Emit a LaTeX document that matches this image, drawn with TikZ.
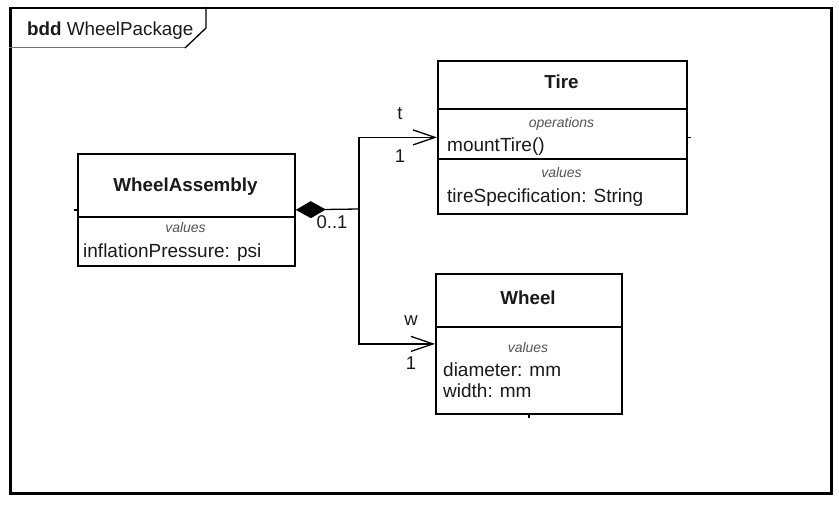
\documentclass[tikz,border=0pt]{standalone}
\usepackage{fontspec}
\setmainfont{Liberation Sans}
\usetikzlibrary{arrows.meta}
\definecolor{txt}{HTML}{1A1A1A}
\definecolor{stereo}{HTML}{555555}
\tikzset{
  blockbox/.style={draw=black, line width=1.8pt, fill=white, inner sep=0pt, anchor=north west},
  divline/.style={line width=1.6pt},
  titletext/.style={anchor=base, inner sep=0pt, text=txt, font=\fontsize{18.8}{22}\selectfont\bfseries},
  bodytext/.style={anchor=base west, inner sep=0pt, text=txt, font=\fontsize{19}{22}\selectfont},
  stereotext/.style={anchor=base, inner sep=0pt, text=stereo, font=\fontsize{14}{16}\selectfont\itshape},
  roletext/.style={anchor=base, inner sep=0pt, text=txt, font=\fontsize{18.5}{22}\selectfont},
  conn/.style={line width=1.3pt, draw=black},
  tick/.style={line width=1.5pt},
}
\begin{document}
\begin{tikzpicture}[x=1pt,y=-1pt]
\useasboundingbox (0,0) rectangle (839,505);
% frame
\node[draw=black, line width=2.5pt, inner sep=0pt, anchor=north west, minimum width=821pt, minimum height=485pt] (frame) at (9,7) {};
\coordinate (tabA) at (9,48);
\coordinate (tabB) at (185,48);
\coordinate (tabC) at (206,28);
\coordinate (tabD) at (206,7);
\draw[line width=1pt, draw=black!55] (tabA) -- (tabB);
\draw[line width=1.3pt] (tabB) -- (tabC) -- (tabD);
\node[anchor=base west, inner sep=0pt, text=txt, font=\fontsize{18.8}{22}\selectfont] (frametitle) at (27,36) {\textbf{bdd} WheelPackage};

% WheelAssembly
\node[blockbox, minimum width=217pt, minimum height=112pt] (wa) at (77,153) {};
\draw[divline] (77,217) -- (294,217);
\node[titletext] (watitle) at (185.5,192) {WheelAssembly};
\node[stereotext] (wavalues) at (185.5,233) {values};
\node[bodytext] (waattr) at (83,258) {inflationPressure: psi};
\draw[tick] (wa.west) -- ++(-3.5,0);

% Tire
\node[blockbox, minimum width=249pt, minimum height=153pt] (tire) at (437,60) {};
\draw[divline] (437,109) -- (686,109);
\draw[divline] (437,159) -- (686,159);
\node[titletext] (tiretitle) at (561.5,89) {Tire};
\node[stereotext] (tireops) at (561.5,128) {operations};
\node[bodytext] (tireop) at (447,152) {mountTire()};
\node[stereotext] (tirevalues) at (561.5,178) {values};
\node[bodytext] (tireattr) at (447,203) {tireSpecification: String};
\draw[tick] (tire.east) -- ++(3.5,0);

% Wheel
\node[blockbox, minimum width=186pt, minimum height=140pt] (wheel) at (435,273) {};
\draw[divline] (435,327) -- (621,327);
\node[titletext] (wheeltitle) at (528,305) {Wheel};
\node[stereotext] (wheelvalues) at (528,353) {values};
\node[bodytext] (wheelattr1) at (443,377) {diameter: mm};
\node[bodytext] (wheelattr2) at (443,398) {width: mm};
\draw[tick] (wheel.south) -- ++(0,3.5);

% connectors
\coordinate (j) at (359,209);
\draw[conn, {Diamond[length=30pt,width=17pt]}-] (wa.east) -- (j);
\draw[conn, -{Straight Barb[length=22pt,width=15pt,line width=1.3pt]}] (j) |- (tire.west);
\draw[conn, -{Straight Barb[length=22pt,width=15pt,line width=1.3pt]}] (j) |- (wheel.west);

% labels
\node[roletext] (lt) at (400,120) {t};
\node[roletext] (lt1) at (400,163) {1};
\node[roletext] (l01) at (332,229) {0..1};
\node[roletext] (lw) at (411,326) {w};
\node[roletext] (lw1) at (411,370) {1};
\end{tikzpicture}
\end{document}
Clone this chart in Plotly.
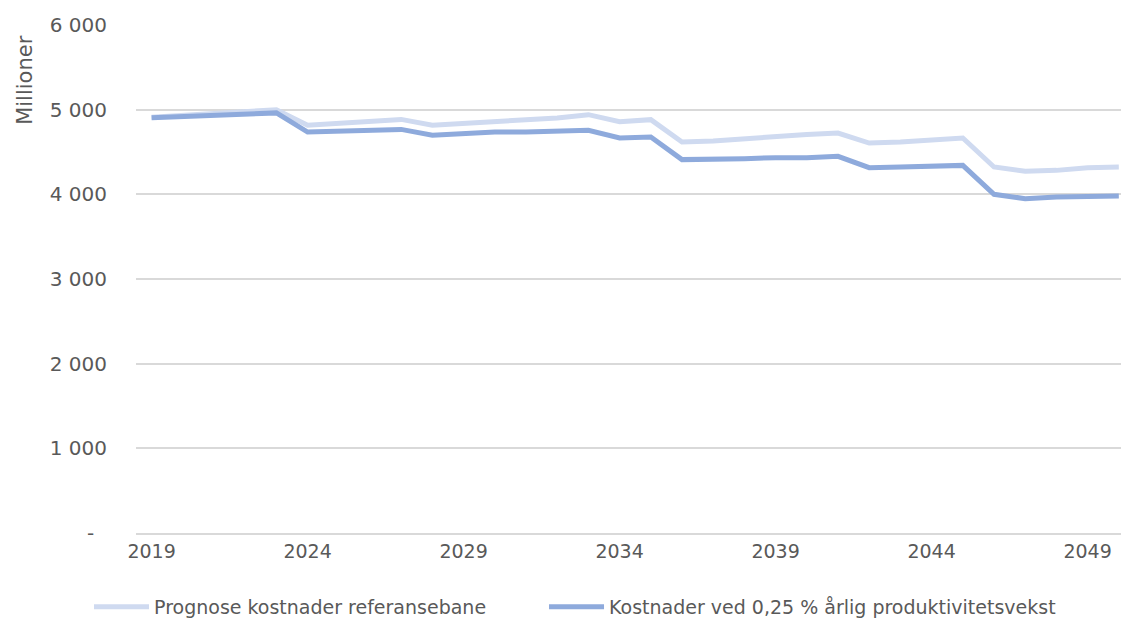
import plotly.graph_objects as go

years = list(range(2019, 2051))

# Prognose kostnader referansebane (millioner)
referanse = [4910, 4935, 4960, 4975, 5000, 4815, 4840, 4860, 4885, 4815,
             4835, 4862, 4885, 4902, 4941, 4858, 4882, 4618, 4630, 4658,
             4677, 4708, 4724, 4606, 4618, 4646, 4665, 4323, 4272, 4283,
             4315, 4323]

# Kostnader ved 0,25 % årlig produktivitetsvekst (millioner)
produktivitet = [4906, 4920, 4930, 4945, 4962, 4736, 4750, 4760, 4767, 4697,
                 4717, 4736, 4736, 4748, 4756, 4665, 4677, 4410, 4410, 4421,
                 4433, 4433, 4449, 4315, 4323, 4331, 4342, 4000, 3949, 3968,
                 3968, 3980]

y_ticks = [0, 1000, 2000, 3000, 4000, 5000, 6000]
y_ticktext = ["-\u00a0\u00a0", "1 000", "2 000", "3 000", "4 000", "5 000", "6 000"]
x_ticks = [2019, 2024, 2029, 2034, 2039, 2044, 2049]

FONT = "DejaVu Sans"
GREY = "#595959"

fig = go.Figure()
fig.add_trace(go.Scatter(
    x=years, y=referanse, mode="lines",
    name="Prognose kostnader referansebane",
    line=dict(color="#cfdaf0", width=5), legend="legend",
))
fig.add_trace(go.Scatter(
    x=years, y=produktivitet, mode="lines",
    name="Kostnader ved 0,25 % årlig produktivitetsvekst",
    line=dict(color="#8eaadc", width=5), legend="legend2",
))

leg = dict(
    orientation="h", xref="container", yref="container",
    xanchor="left", y=0.0194, yanchor="middle",
    font=dict(size=19, color=GREY), itemwidth=55, bgcolor="rgba(0,0,0,0)",
)

fig.update_layout(
    width=1121, height=619,
    margin=dict(l=136, r=0, t=25, b=86, autoexpand=False),
    plot_bgcolor="white", paper_bgcolor="white",
    font=dict(family=FONT, size=19, color=GREY),
    showlegend=True,
    legend=dict(leg, x=0.0794),
    legend2=dict(leg, x=0.4853),
    xaxis=dict(
        range=[2018.5, 2050.07], tickvals=x_ticks, ticks="",
        showgrid=False, showline=True, linecolor="#d9d9d9", linewidth=1.5,
        zeroline=False, tickfont=dict(size=19, color=GREY),
    ),
    yaxis=dict(
        range=[0, 6000], tickvals=y_ticks, ticktext=y_ticktext, ticks="",
        showgrid=True, gridcolor="#d9d9d9", gridwidth=1.5, zeroline=False,
        showline=False, ticklabelstandoff=28, tickfont=dict(size=20, color=GREY),
    ),
    annotations=[dict(
        text="Millioner", textangle=-90, xref="paper", yref="paper",
        x=-0.1127, y=0.892, xanchor="center", yanchor="middle",
        showarrow=False, font=dict(size=21, color=GREY),
    )],
)

fig.write_html(
    "out.html",
    config={"displayModeBar": False},
    post_script="document.body.style.margin='0px';document.body.style.overflow='hidden';",
)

• **PROBLEM TO WORK ON**:
Give all the entries again exactly, dropping each picture.

• **WRITTEN ANSWER**:
Emit a LaTeX document that matches this image, drawn with TikZ.
\documentclass[tikz,border=0pt]{standalone}
\usepackage{fontspec}
\setmainfont{Liberation Sans}
\usetikzlibrary{arrows.meta}
\definecolor{txt}{HTML}{1A1A1A}
\definecolor{stereo}{HTML}{555555}
\tikzset{
  blockbox/.style={draw=black, line width=1.8pt, fill=white, inner sep=0pt, anchor=north west},
  divline/.style={line width=1.6pt},
  titletext/.style={anchor=base, inner sep=0pt, text=txt, font=\fontsize{18.8}{22}\selectfont\bfseries},
  bodytext/.style={anchor=base west, inner sep=0pt, text=txt, font=\fontsize{19}{22}\selectfont},
  stereotext/.style={anchor=base, inner sep=0pt, text=stereo, font=\fontsize{14}{16}\selectfont\itshape},
  roletext/.style={anchor=base, inner sep=0pt, text=txt, font=\fontsize{18.5}{22}\selectfont},
  conn/.style={line width=1.3pt, draw=black},
  tick/.style={line width=1.5pt},
}
\begin{document}
\begin{tikzpicture}[x=1pt,y=-1pt]
\useasboundingbox (0,0) rectangle (839,505);
% frame
\node[draw=black, line width=2.5pt, inner sep=0pt, anchor=north west, minimum width=821pt, minimum height=485pt] (frame) at (9,7) {};
\coordinate (tabA) at (9,48);
\coordinate (tabB) at (185,48);
\coordinate (tabC) at (206,28);
\coordinate (tabD) at (206,7);
\draw[line width=1pt, draw=black!55] (tabA) -- (tabB);
\draw[line width=1.3pt] (tabB) -- (tabC) -- (tabD);
\node[anchor=base west, inner sep=0pt, text=txt, font=\fontsize{18.8}{22}\selectfont] (frametitle) at (27,36) {\textbf{bdd} WheelPackage};

% WheelAssembly
\node[blockbox, minimum width=217pt, minimum height=112pt] (wa) at (77,153) {};
\draw[divline] (77,217) -- (294,217);
\node[titletext] (watitle) at (185.5,192) {WheelAssembly};
\node[stereotext] (wavalues) at (185.5,233) {values};
\node[bodytext] (waattr) at (83,258) {inflationPressure: psi};
\draw[tick] (wa.west) -- ++(-3.5,0);

% Tire
\node[blockbox, minimum width=249pt, minimum height=153pt] (tire) at (437,60) {};
\draw[divline] (437,109) -- (686,109);
\draw[divline] (437,159) -- (686,159);
\node[titletext] (tiretitle) at (561.5,89) {Tire};
\node[stereotext] (tireops) at (561.5,128) {operations};
\node[bodytext] (tireop) at (447,152) {mountTire()};
\node[stereotext] (tirevalues) at (561.5,178) {values};
\node[bodytext] (tireattr) at (447,203) {tireSpecification: String};
\draw[tick] (tire.east) -- ++(3.5,0);

% Wheel
\node[blockbox, minimum width=186pt, minimum height=140pt] (wheel) at (435,273) {};
\draw[divline] (435,327) -- (621,327);
\node[titletext] (wheeltitle) at (528,305) {Wheel};
\node[stereotext] (wheelvalues) at (528,353) {values};
\node[bodytext] (wheelattr1) at (443,377) {diameter: mm};
\node[bodytext] (wheelattr2) at (443,398) {width: mm};
\draw[tick] (wheel.south) -- ++(0,3.5);

% connectors
\coordinate (j) at (359,209);
\draw[conn, {Diamond[length=30pt,width=17pt]}-] (wa.east) -- (j);
\draw[conn, -{Straight Barb[length=22pt,width=15pt,line width=1.3pt]}] (j) |- (tire.west);
\draw[conn, -{Straight Barb[length=22pt,width=15pt,line width=1.3pt]}] (j) |- (wheel.west);

% labels
\node[roletext] (lt) at (400,120) {t};
\node[roletext] (lt1) at (400,163) {1};
\node[roletext] (l01) at (332,229) {0..1};
\node[roletext] (lw) at (411,326) {w};
\node[roletext] (lw1) at (411,370) {1};
\end{tikzpicture}
\end{document}
Clone this chart in Plotly.
import plotly.graph_objects as go

years = list(range(2019, 2051))

# Prognose kostnader referansebane (millioner)
referanse = [4910, 4935, 4960, 4975, 5000, 4815, 4840, 4860, 4885, 4815,
             4835, 4862, 4885, 4902, 4941, 4858, 4882, 4618, 4630, 4658,
             4677, 4708, 4724, 4606, 4618, 4646, 4665, 4323, 4272, 4283,
             4315, 4323]

# Kostnader ved 0,25 % årlig produktivitetsvekst (millioner)
produktivitet = [4906, 4920, 4930, 4945, 4962, 4736, 4750, 4760, 4767, 4697,
                 4717, 4736, 4736, 4748, 4756, 4665, 4677, 4410, 4410, 4421,
                 4433, 4433, 4449, 4315, 4323, 4331, 4342, 4000, 3949, 3968,
                 3968, 3980]

y_ticks = [0, 1000, 2000, 3000, 4000, 5000, 6000]
y_ticktext = ["-\u00a0\u00a0", "1 000", "2 000", "3 000", "4 000", "5 000", "6 000"]
x_ticks = [2019, 2024, 2029, 2034, 2039, 2044, 2049]

FONT = "DejaVu Sans"
GREY = "#595959"

fig = go.Figure()
fig.add_trace(go.Scatter(
    x=years, y=referanse, mode="lines",
    name="Prognose kostnader referansebane",
    line=dict(color="#cfdaf0", width=5), legend="legend",
))
fig.add_trace(go.Scatter(
    x=years, y=produktivitet, mode="lines",
    name="Kostnader ved 0,25 % årlig produktivitetsvekst",
    line=dict(color="#8eaadc", width=5), legend="legend2",
))

leg = dict(
    orientation="h", xref="container", yref="container",
    xanchor="left", y=0.0194, yanchor="middle",
    font=dict(size=19, color=GREY), itemwidth=55, bgcolor="rgba(0,0,0,0)",
)

fig.update_layout(
    width=1121, height=619,
    margin=dict(l=136, r=0, t=25, b=86, autoexpand=False),
    plot_bgcolor="white", paper_bgcolor="white",
    font=dict(family=FONT, size=19, color=GREY),
    showlegend=True,
    legend=dict(leg, x=0.0794),
    legend2=dict(leg, x=0.4853),
    xaxis=dict(
        range=[2018.5, 2050.07], tickvals=x_ticks, ticks="",
        showgrid=False, showline=True, linecolor="#d9d9d9", linewidth=1.5,
        zeroline=False, tickfont=dict(size=19, color=GREY),
    ),
    yaxis=dict(
        range=[0, 6000], tickvals=y_ticks, ticktext=y_ticktext, ticks="",
        showgrid=True, gridcolor="#d9d9d9", gridwidth=1.5, zeroline=False,
        showline=False, ticklabelstandoff=28, tickfont=dict(size=20, color=GREY),
    ),
    annotations=[dict(
        text="Millioner", textangle=-90, xref="paper", yref="paper",
        x=-0.1127, y=0.892, xanchor="center", yanchor="middle",
        showarrow=False, font=dict(size=21, color=GREY),
    )],
)

fig.write_html(
    "out.html",
    config={"displayModeBar": False},
    post_script="document.body.style.margin='0px';document.body.style.overflow='hidden';",
)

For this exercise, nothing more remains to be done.